#### WHAT TO DO:
Output the lines from the top of the entries below to the line with "(dbt) at (88,173)", both included, exactly and without pictures.

#### MATERIAL FOR THIS EXERCISE:

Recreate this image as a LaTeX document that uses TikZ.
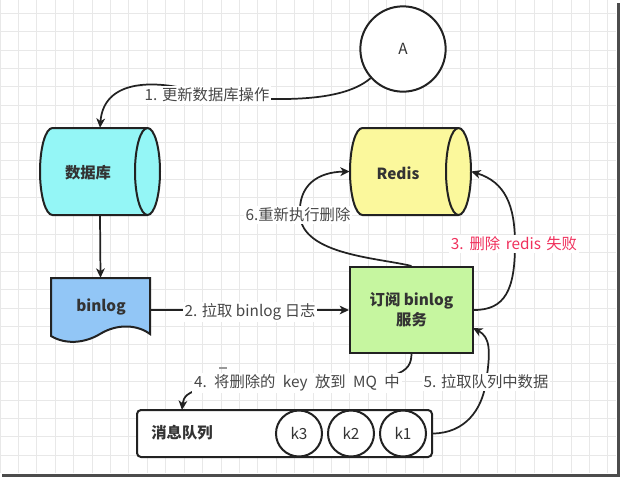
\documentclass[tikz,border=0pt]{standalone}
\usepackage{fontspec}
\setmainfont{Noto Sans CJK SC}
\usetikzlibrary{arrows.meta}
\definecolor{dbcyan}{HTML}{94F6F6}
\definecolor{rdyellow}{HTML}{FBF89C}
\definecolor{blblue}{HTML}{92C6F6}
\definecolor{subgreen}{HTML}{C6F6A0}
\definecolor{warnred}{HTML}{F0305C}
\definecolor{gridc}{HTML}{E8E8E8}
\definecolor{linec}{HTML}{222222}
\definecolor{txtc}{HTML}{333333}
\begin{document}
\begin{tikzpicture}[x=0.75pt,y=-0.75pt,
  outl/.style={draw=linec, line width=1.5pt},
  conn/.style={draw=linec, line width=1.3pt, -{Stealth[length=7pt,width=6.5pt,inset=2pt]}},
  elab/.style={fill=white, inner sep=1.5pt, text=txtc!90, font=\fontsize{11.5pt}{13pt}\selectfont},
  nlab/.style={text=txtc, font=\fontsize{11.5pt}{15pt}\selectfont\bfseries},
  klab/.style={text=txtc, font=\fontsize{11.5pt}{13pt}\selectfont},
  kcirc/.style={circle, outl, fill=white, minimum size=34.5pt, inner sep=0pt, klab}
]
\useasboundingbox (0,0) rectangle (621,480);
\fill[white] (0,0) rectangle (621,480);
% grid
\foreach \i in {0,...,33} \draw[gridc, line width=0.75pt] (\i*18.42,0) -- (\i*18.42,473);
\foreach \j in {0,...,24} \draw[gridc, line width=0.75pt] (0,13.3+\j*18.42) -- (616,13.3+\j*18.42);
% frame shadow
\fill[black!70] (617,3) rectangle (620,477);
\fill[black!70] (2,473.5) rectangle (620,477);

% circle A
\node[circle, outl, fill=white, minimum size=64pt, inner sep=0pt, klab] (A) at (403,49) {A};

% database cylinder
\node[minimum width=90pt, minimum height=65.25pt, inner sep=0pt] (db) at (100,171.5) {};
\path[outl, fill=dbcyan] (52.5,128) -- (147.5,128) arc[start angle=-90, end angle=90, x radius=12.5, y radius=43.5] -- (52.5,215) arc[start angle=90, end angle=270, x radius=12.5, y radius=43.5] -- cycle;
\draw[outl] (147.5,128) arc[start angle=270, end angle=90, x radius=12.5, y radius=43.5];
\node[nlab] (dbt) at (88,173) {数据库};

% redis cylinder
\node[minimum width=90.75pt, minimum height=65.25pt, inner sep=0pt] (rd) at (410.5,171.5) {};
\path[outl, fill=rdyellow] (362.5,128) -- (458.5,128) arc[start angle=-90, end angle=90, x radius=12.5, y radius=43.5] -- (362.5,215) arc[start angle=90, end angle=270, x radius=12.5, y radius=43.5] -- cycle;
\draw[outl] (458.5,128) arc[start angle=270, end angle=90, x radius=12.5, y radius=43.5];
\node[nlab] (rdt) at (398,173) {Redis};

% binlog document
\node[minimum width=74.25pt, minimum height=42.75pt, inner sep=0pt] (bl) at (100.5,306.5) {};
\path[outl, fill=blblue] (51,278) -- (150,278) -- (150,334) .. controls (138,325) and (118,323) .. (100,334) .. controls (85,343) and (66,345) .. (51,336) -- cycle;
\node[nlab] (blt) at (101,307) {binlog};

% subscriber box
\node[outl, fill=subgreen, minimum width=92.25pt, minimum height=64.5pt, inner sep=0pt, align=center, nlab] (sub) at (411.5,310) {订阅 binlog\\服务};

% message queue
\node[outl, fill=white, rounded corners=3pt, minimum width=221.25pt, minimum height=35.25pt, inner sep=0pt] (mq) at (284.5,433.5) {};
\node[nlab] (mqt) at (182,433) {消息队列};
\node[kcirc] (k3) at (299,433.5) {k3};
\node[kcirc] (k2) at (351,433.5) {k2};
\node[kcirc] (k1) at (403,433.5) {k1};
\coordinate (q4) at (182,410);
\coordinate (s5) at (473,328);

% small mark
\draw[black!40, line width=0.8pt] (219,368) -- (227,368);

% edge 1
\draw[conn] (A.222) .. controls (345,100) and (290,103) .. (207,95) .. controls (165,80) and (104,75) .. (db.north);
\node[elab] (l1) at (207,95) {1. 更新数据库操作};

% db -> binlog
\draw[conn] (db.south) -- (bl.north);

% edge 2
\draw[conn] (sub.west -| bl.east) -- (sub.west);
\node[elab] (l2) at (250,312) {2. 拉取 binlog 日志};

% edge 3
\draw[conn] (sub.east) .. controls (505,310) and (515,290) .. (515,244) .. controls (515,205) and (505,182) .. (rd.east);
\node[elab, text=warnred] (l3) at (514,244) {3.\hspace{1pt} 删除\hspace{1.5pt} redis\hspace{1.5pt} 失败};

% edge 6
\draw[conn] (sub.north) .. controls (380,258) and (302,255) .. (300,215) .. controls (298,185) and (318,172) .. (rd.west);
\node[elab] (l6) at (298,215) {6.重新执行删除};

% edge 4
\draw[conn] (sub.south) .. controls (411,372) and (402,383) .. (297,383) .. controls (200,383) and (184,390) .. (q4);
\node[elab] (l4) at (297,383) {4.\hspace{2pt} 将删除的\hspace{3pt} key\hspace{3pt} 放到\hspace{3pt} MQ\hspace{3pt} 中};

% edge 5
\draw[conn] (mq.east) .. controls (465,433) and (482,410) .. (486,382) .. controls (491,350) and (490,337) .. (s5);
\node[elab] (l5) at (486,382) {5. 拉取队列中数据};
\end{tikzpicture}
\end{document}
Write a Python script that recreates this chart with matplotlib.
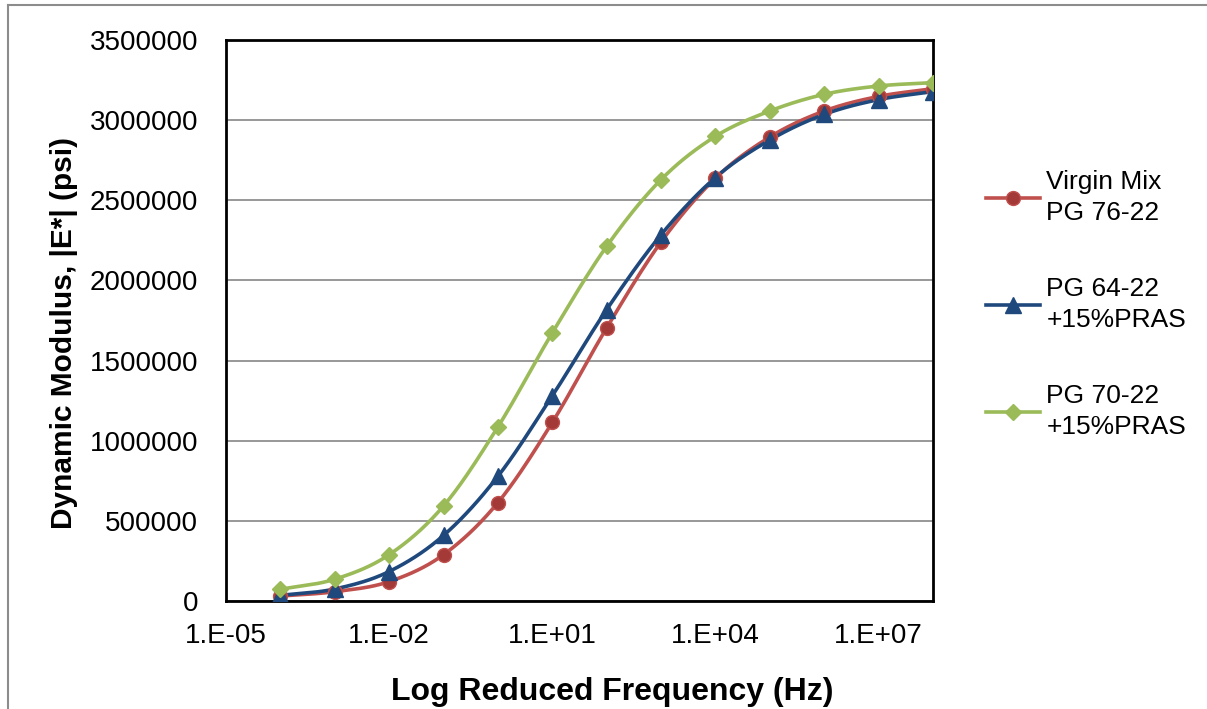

#### REPLY:
Recreate this image as a LaTeX document that uses TikZ.
\documentclass[tikz,border=0pt]{standalone}
\usepackage{fontspec}
\setmainfont{Noto Sans CJK SC}
\usetikzlibrary{arrows.meta}
\definecolor{dbcyan}{HTML}{94F6F6}
\definecolor{rdyellow}{HTML}{FBF89C}
\definecolor{blblue}{HTML}{92C6F6}
\definecolor{subgreen}{HTML}{C6F6A0}
\definecolor{warnred}{HTML}{F0305C}
\definecolor{gridc}{HTML}{E8E8E8}
\definecolor{linec}{HTML}{222222}
\definecolor{txtc}{HTML}{333333}
\begin{document}
\begin{tikzpicture}[x=0.75pt,y=-0.75pt,
  outl/.style={draw=linec, line width=1.5pt},
  conn/.style={draw=linec, line width=1.3pt, -{Stealth[length=7pt,width=6.5pt,inset=2pt]}},
  elab/.style={fill=white, inner sep=1.5pt, text=txtc!90, font=\fontsize{11.5pt}{13pt}\selectfont},
  nlab/.style={text=txtc, font=\fontsize{11.5pt}{15pt}\selectfont\bfseries},
  klab/.style={text=txtc, font=\fontsize{11.5pt}{13pt}\selectfont},
  kcirc/.style={circle, outl, fill=white, minimum size=34.5pt, inner sep=0pt, klab}
]
\useasboundingbox (0,0) rectangle (621,480);
\fill[white] (0,0) rectangle (621,480);
% grid
\foreach \i in {0,...,33} \draw[gridc, line width=0.75pt] (\i*18.42,0) -- (\i*18.42,473);
\foreach \j in {0,...,24} \draw[gridc, line width=0.75pt] (0,13.3+\j*18.42) -- (616,13.3+\j*18.42);
% frame shadow
\fill[black!70] (617,3) rectangle (620,477);
\fill[black!70] (2,473.5) rectangle (620,477);

% circle A
\node[circle, outl, fill=white, minimum size=64pt, inner sep=0pt, klab] (A) at (403,49) {A};

% database cylinder
\node[minimum width=90pt, minimum height=65.25pt, inner sep=0pt] (db) at (100,171.5) {};
\path[outl, fill=dbcyan] (52.5,128) -- (147.5,128) arc[start angle=-90, end angle=90, x radius=12.5, y radius=43.5] -- (52.5,215) arc[start angle=90, end angle=270, x radius=12.5, y radius=43.5] -- cycle;
\draw[outl] (147.5,128) arc[start angle=270, end angle=90, x radius=12.5, y radius=43.5];
\node[nlab] (dbt) at (88,173) {数据库};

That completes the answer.